━━━ DATA PROVIDED ━━━
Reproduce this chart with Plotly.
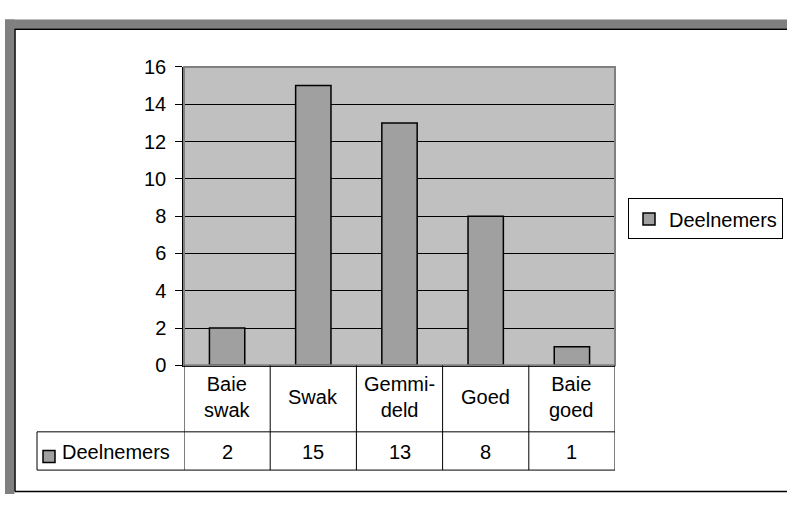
import plotly.graph_objects as go

# ---- data ----
categories = ["Baie swak", "Swak", "Gemmiddeld", "Goed", "Baie goed"]
tick_labels = ["Baie<br>swak", "Swak", "Gemmi-<br>deld", "Goed", "Baie<br>goed"]
series_name = "Deelnemers"
values = [2, 15, 13, 8, 1]
y_ticks = [0, 2, 4, 6, 8, 10, 12, 14, 16]

W, H = 787, 505
FONT = "Liberation Sans, Arial, sans-serif"
FS = 20
BAR = "#A0A0A0"
PLOTBG = "#C0C0C0"
FRAME = "#808080"

def px(x):
    """pixel x -> paper x"""
    return x / W

def py(y):
    """pixel y (from top) -> paper y"""
    return 1 - y / H

x_dom = [px(184), px(615)]
y_dom = [py(370.5), py(58.5)]

fig = go.Figure()
fig.add_trace(go.Bar(
    x=list(range(len(categories))), y=values, name=series_name,
    width=0.41, marker=dict(color=BAR, line=dict(color="black", width=1.5)),
    hovertext=categories, showlegend=True,
))

shapes = []
# window frame (gray bands + black inner lines)
shapes.append(dict(type="rect", xref="paper", yref="paper", x0=px(5), x1=1, y0=py(18.5), y1=py(9),
                   fillcolor=FRAME, line=dict(width=0), layer="below"))
shapes.append(dict(type="rect", xref="paper", yref="paper", x0=px(5), x1=px(14.5), y0=0, y1=py(9),
                   fillcolor=FRAME, line=dict(width=0), layer="below"))
shapes.append(dict(type="line", xref="paper", yref="paper", x0=px(14.5), x1=1, y0=py(19), y1=py(19),
                   line=dict(color="black", width=1.5)))
shapes.append(dict(type="line", xref="paper", yref="paper", x0=px(15), x1=px(15), y0=py(19), y1=py(502.5),
                   line=dict(color="black", width=1.5)))
shapes.append(dict(type="line", xref="paper", yref="paper", x0=px(15), x1=1, y0=py(502.5), y1=py(502.5),
                   line=dict(color="black", width=1.5)))
# plot area top/right border
shapes.append(dict(type="rect", xref="x domain", yref="y domain", x0=0, x1=1, y0=0, y1=1,
                   line=dict(color=FRAME, width=2), layer="above"))
# data table grid
row1_bottom = 440
row2_bottom = 480
for i in range(len(categories) + 1):
    shapes.append(dict(type="line", xref="x", yref="paper", x0=i - 0.5, x1=i - 0.5,
                       y0=py(370.5), y1=py(row2_bottom), line=dict(color="black", width=1)))
shapes.append(dict(type="line", xref="paper", yref="paper", x0=px(37), x1=px(37),
                   y0=py(row1_bottom), y1=py(row2_bottom), line=dict(color="black", width=1)))
for yy in (row1_bottom, row2_bottom):
    shapes.append(dict(type="line", xref="paper", yref="paper", x0=px(37), x1=x_dom[1],
                       y0=py(yy), y1=py(yy), line=dict(color="black", width=1)))
# legend key in table
shapes.append(dict(type="rect", xref="paper", yref="paper", x0=px(43), x1=px(55), y0=py(472), y1=py(459.5),
                   fillcolor=BAR, line=dict(color="black", width=1.5)))

annotations = []
for i, lab in enumerate(tick_labels):
    annotations.append(dict(xref="x", yref="paper", x=i, y=py(403.5), text=lab, showarrow=False,
                            xanchor="center", yanchor="middle", align="center",
                            font=dict(family=FONT, size=FS, color="black")))
for i, v in enumerate(values):
    annotations.append(dict(xref="x", yref="paper", x=i, y=py(461), text=str(v), showarrow=False,
                            xanchor="center", yanchor="middle",
                            font=dict(family=FONT, size=FS, color="black")))
annotations.append(dict(xref="paper", yref="paper", x=px(60), y=py(461), text=series_name, showarrow=False,
                        xanchor="left", yanchor="middle",
                        font=dict(family=FONT, size=FS, color="black")))

fig.update_layout(
    width=W, height=H, autosize=False,
    margin=dict(l=0, r=0, t=0, b=0, pad=0),
    paper_bgcolor="white", plot_bgcolor=PLOTBG,
    font=dict(family=FONT, size=FS, color="black"),
    xaxis=dict(domain=x_dom, range=[-0.5, len(categories) - 0.5], showticklabels=False,
               showgrid=False, zeroline=False, showline=True, linecolor="black", linewidth=1.5,
               ticks="", fixedrange=True),
    yaxis=dict(domain=y_dom, range=[0, 16], tickvals=y_ticks, ticktext=[str(t) for t in y_ticks],
               showgrid=True, gridcolor="black", gridwidth=1, zeroline=False,
               showline=True, linecolor="black", linewidth=1.5,
               ticks="outside", ticklen=7, tickcolor="black", tickwidth=1,
               ticklabelstandoff=5, tickfont=dict(family=FONT, size=FS, color="black"),
               fixedrange=True),
    legend=dict(x=px(783), xanchor="right", y=py(196), yanchor="top",
                bordercolor="black", borderwidth=1, bgcolor="white",
                font=dict(family=FONT, size=FS, color="black"), itemwidth=30),
    shapes=shapes, annotations=annotations,
)

fig.write_html(
    "out.html",
    config={"displayModeBar": False},
    post_script="document.body.style.margin='0';document.documentElement.style.overflow='hidden';",
)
━━━
_WHAT YOU NEED TO DO_.
Quote the full listing above word for word; exclude every picture from the copy.

_WRITTEN SOLUTION_.
Reproduce this chart with Plotly.
import plotly.graph_objects as go

# ---- data ----
categories = ["Baie swak", "Swak", "Gemmiddeld", "Goed", "Baie goed"]
tick_labels = ["Baie<br>swak", "Swak", "Gemmi-<br>deld", "Goed", "Baie<br>goed"]
series_name = "Deelnemers"
values = [2, 15, 13, 8, 1]
y_ticks = [0, 2, 4, 6, 8, 10, 12, 14, 16]

W, H = 787, 505
FONT = "Liberation Sans, Arial, sans-serif"
FS = 20
BAR = "#A0A0A0"
PLOTBG = "#C0C0C0"
FRAME = "#808080"

def px(x):
    """pixel x -> paper x"""
    return x / W

def py(y):
    """pixel y (from top) -> paper y"""
    return 1 - y / H

x_dom = [px(184), px(615)]
y_dom = [py(370.5), py(58.5)]

fig = go.Figure()
fig.add_trace(go.Bar(
    x=list(range(len(categories))), y=values, name=series_name,
    width=0.41, marker=dict(color=BAR, line=dict(color="black", width=1.5)),
    hovertext=categories, showlegend=True,
))

shapes = []
# window frame (gray bands + black inner lines)
shapes.append(dict(type="rect", xref="paper", yref="paper", x0=px(5), x1=1, y0=py(18.5), y1=py(9),
                   fillcolor=FRAME, line=dict(width=0), layer="below"))
shapes.append(dict(type="rect", xref="paper", yref="paper", x0=px(5), x1=px(14.5), y0=0, y1=py(9),
                   fillcolor=FRAME, line=dict(width=0), layer="below"))
shapes.append(dict(type="line", xref="paper", yref="paper", x0=px(14.5), x1=1, y0=py(19), y1=py(19),
                   line=dict(color="black", width=1.5)))
shapes.append(dict(type="line", xref="paper", yref="paper", x0=px(15), x1=px(15), y0=py(19), y1=py(502.5),
                   line=dict(color="black", width=1.5)))
shapes.append(dict(type="line", xref="paper", yref="paper", x0=px(15), x1=1, y0=py(502.5), y1=py(502.5),
                   line=dict(color="black", width=1.5)))
# plot area top/right border
shapes.append(dict(type="rect", xref="x domain", yref="y domain", x0=0, x1=1, y0=0, y1=1,
                   line=dict(color=FRAME, width=2), layer="above"))
# data table grid
row1_bottom = 440
row2_bottom = 480
for i in range(len(categories) + 1):
    shapes.append(dict(type="line", xref="x", yref="paper", x0=i - 0.5, x1=i - 0.5,
                       y0=py(370.5), y1=py(row2_bottom), line=dict(color="black", width=1)))
shapes.append(dict(type="line", xref="paper", yref="paper", x0=px(37), x1=px(37),
                   y0=py(row1_bottom), y1=py(row2_bottom), line=dict(color="black", width=1)))
for yy in (row1_bottom, row2_bottom):
    shapes.append(dict(type="line", xref="paper", yref="paper", x0=px(37), x1=x_dom[1],
                       y0=py(yy), y1=py(yy), line=dict(color="black", width=1)))
# legend key in table
shapes.append(dict(type="rect", xref="paper", yref="paper", x0=px(43), x1=px(55), y0=py(472), y1=py(459.5),
                   fillcolor=BAR, line=dict(color="black", width=1.5)))

annotations = []
for i, lab in enumerate(tick_labels):
    annotations.append(dict(xref="x", yref="paper", x=i, y=py(403.5), text=lab, showarrow=False,
                            xanchor="center", yanchor="middle", align="center",
                            font=dict(family=FONT, size=FS, color="black")))
for i, v in enumerate(values):
    annotations.append(dict(xref="x", yref="paper", x=i, y=py(461), text=str(v), showarrow=False,
                            xanchor="center", yanchor="middle",
                            font=dict(family=FONT, size=FS, color="black")))
annotations.append(dict(xref="paper", yref="paper", x=px(60), y=py(461), text=series_name, showarrow=False,
                        xanchor="left", yanchor="middle",
                        font=dict(family=FONT, size=FS, color="black")))

fig.update_layout(
    width=W, height=H, autosize=False,
    margin=dict(l=0, r=0, t=0, b=0, pad=0),
    paper_bgcolor="white", plot_bgcolor=PLOTBG,
    font=dict(family=FONT, size=FS, color="black"),
    xaxis=dict(domain=x_dom, range=[-0.5, len(categories) - 0.5], showticklabels=False,
               showgrid=False, zeroline=False, showline=True, linecolor="black", linewidth=1.5,
               ticks="", fixedrange=True),
    yaxis=dict(domain=y_dom, range=[0, 16], tickvals=y_ticks, ticktext=[str(t) for t in y_ticks],
               showgrid=True, gridcolor="black", gridwidth=1, zeroline=False,
               showline=True, linecolor="black", linewidth=1.5,
               ticks="outside", ticklen=7, tickcolor="black", tickwidth=1,
               ticklabelstandoff=5, tickfont=dict(family=FONT, size=FS, color="black"),
               fixedrange=True),
    legend=dict(x=px(783), xanchor="right", y=py(196), yanchor="top",
                bordercolor="black", borderwidth=1, bgcolor="white",
                font=dict(family=FONT, size=FS, color="black"), itemwidth=30),
    shapes=shapes, annotations=annotations,
)

fig.write_html(
    "out.html",
    config={"displayModeBar": False},
    post_script="document.body.style.margin='0';document.documentElement.style.overflow='hidden';",
)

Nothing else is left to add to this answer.